L’effet schizomètre (2018) de Benoit Vidal
Ma grand-mère Joséphine est décédée l’année de la publication de Pauline à Paris. Cela m’a perturbé car le projet de raconter ses histoires sous forme de romans-photos était intimement lié à son existence. À ma volonté de conserver une trace de sa présence. Sans Joséphine, plus d’histoires de Joséphine !
Depuis quelques années, j’avais fait la rencontre d’un groupe hétéroclite, composé de psychanalystes et d’écrivains, qui étaient à l’origine d’une exposition assez étonnante à la Maison Rouge à Paris, consacrée à un artiste étrange, un artiste brut d’après certains : Marco Decorpeliada.
Avec le temps, j’ai été adopté par la bande, et lorsqu’ils ont monté une conférence-spectacle au théâtre du rond-point des champs Élysées en 2016, il m’est apparu que je tenais là un sujet intéressant pour mettre en œuvre un de mes convictions : le roman-photo tel que je l’ai utilisé en réalisant Pauline à Paris est parfaitement adapté au genre documentaire.
Comme pour Pauline à Paris, je tenais un texte (le texte de la conférence), j’avais des photos (essentiellement issues de captations de la conférence – la qualité n’est pas toujours excellente hélas !) et j’avais accès à de nombreuses images d’archives, notamment avec les œuvres de l’artiste.
C’est ce qui m’a conduit à réaliser cet ouvrage étonnant, inclassable, qui a beaucoup de mal à trouver son public puisqu’il est inclassable.
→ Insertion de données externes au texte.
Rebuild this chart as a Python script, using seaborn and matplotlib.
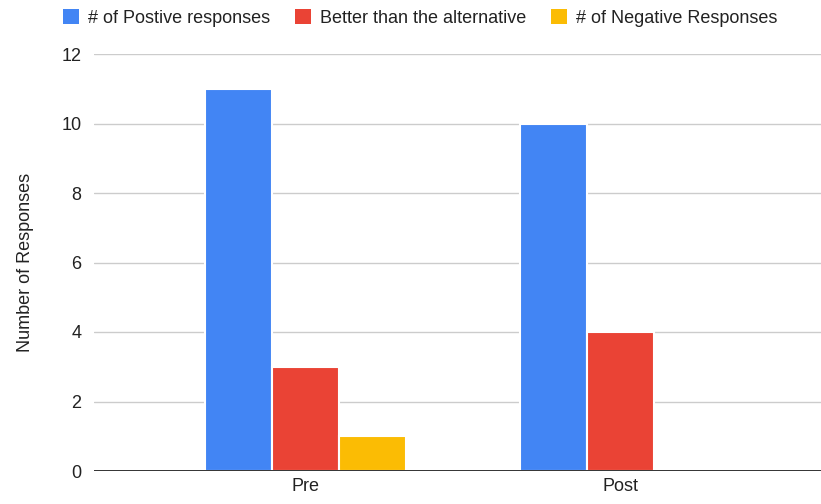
import matplotlib
matplotlib.use("Agg")
import matplotlib.pyplot as plt
import seaborn as sns
import pandas as pd
from matplotlib.patches import Patch

# Survey response counts by phase
phases = ["Pre", "Post"]
series = ["# of Postive responses", "Better than the alternative", "# of Negative Responses"]
positive = [11, 10]
better = [3, 4]
negative = [1, 0]
colors = ["#4285F4", "#EA4335", "#FBBC04"]

df = pd.DataFrame({
    "Phase": phases * 3,
    "Series": [series[0]] * 2 + [series[1]] * 2 + [series[2]] * 2,
    "Count": positive + better + negative,
})

sns.set_theme(style="white")
plt.rcParams["font.family"] = ["Liberation Sans", "DejaVu Sans"]

fig = plt.figure(figsize=(8.21, 5.04), dpi=100)
ax = fig.add_axes([94 / 821, 33 / 504, 1 - 94 / 821, (471 - 54) / 504])

sns.barplot(data=df, x="Phase", y="Count", hue="Series", hue_order=series,
            palette=colors, width=0.64, edgecolor="white", linewidth=1.5,
            saturation=1, ax=ax, legend=False)

ax.set_ylim(0, 12)
ax.set_xlim(-0.675, 1.64)
ax.set_yticks(range(0, 13, 2))
ax.yaxis.grid(True, color="#cccccc", linewidth=1)
ax.set_axisbelow(True)
ax.axhline(0, color="#333333", linewidth=1.4, zorder=5)
for s in ax.spines.values():
    s.set_visible(False)
ax.tick_params(axis="both", length=0, labelsize=13, colors="#222222")
ax.tick_params(axis="y", pad=9)
ax.tick_params(axis="x", pad=5)
ax.set_xlabel("")
ax.set_ylabel("Number of Responses", fontsize=13, color="#222222", labelpad=20)

handles = [Patch(facecolor=c, edgecolor="none") for c in colors]
fig.legend(handles, series, loc="center", bbox_to_anchor=(0.512, 0.965), ncol=3,
           frameon=False, fontsize=13, handlelength=0.9, handleheight=0.9,
           columnspacing=1.35, handletextpad=0.5, labelcolor="#222222")

fig.savefig("out.png", dpi=100)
Ouvrage de psychiatrie ? de psychanalyse ? d’art brut ? d’art conceptuel ? roman-photo ? fiction ? documentaire ? canular ? Pour un livre qui parle d’un artiste plus ou moins fictif dont le combat était de remettre en cause les classifications, le pari est réussi ! Mais les libraires ne savent pas sur quelle étagère le présenter, l’éditeur Epel spécialisé dans les ouvrages de psychanalyse lacanienne est peu visible en dehors de son cercle réduit, et la diffusion du livre se fait surtout au grès des conférences-performances dédiées Marco Decorpeliada.
Si cet ouvrage que j’affectionne beaucoup est nettement moins personnel que Pauline à Paris, il n’en demeure pas moins un ouvrage dans lequel je me dévoile davantage que ne le laissent penser les apparences.
Sur la quatrième de couverture, j’ai fait écrire : « Convaincu que le roman-photo est un genre narratif sous-exploité, Benoit Vidal, explore avec L’effet schizomètre les potentialités de ce média (lui aussi difficilement classable) au service du documentaire ».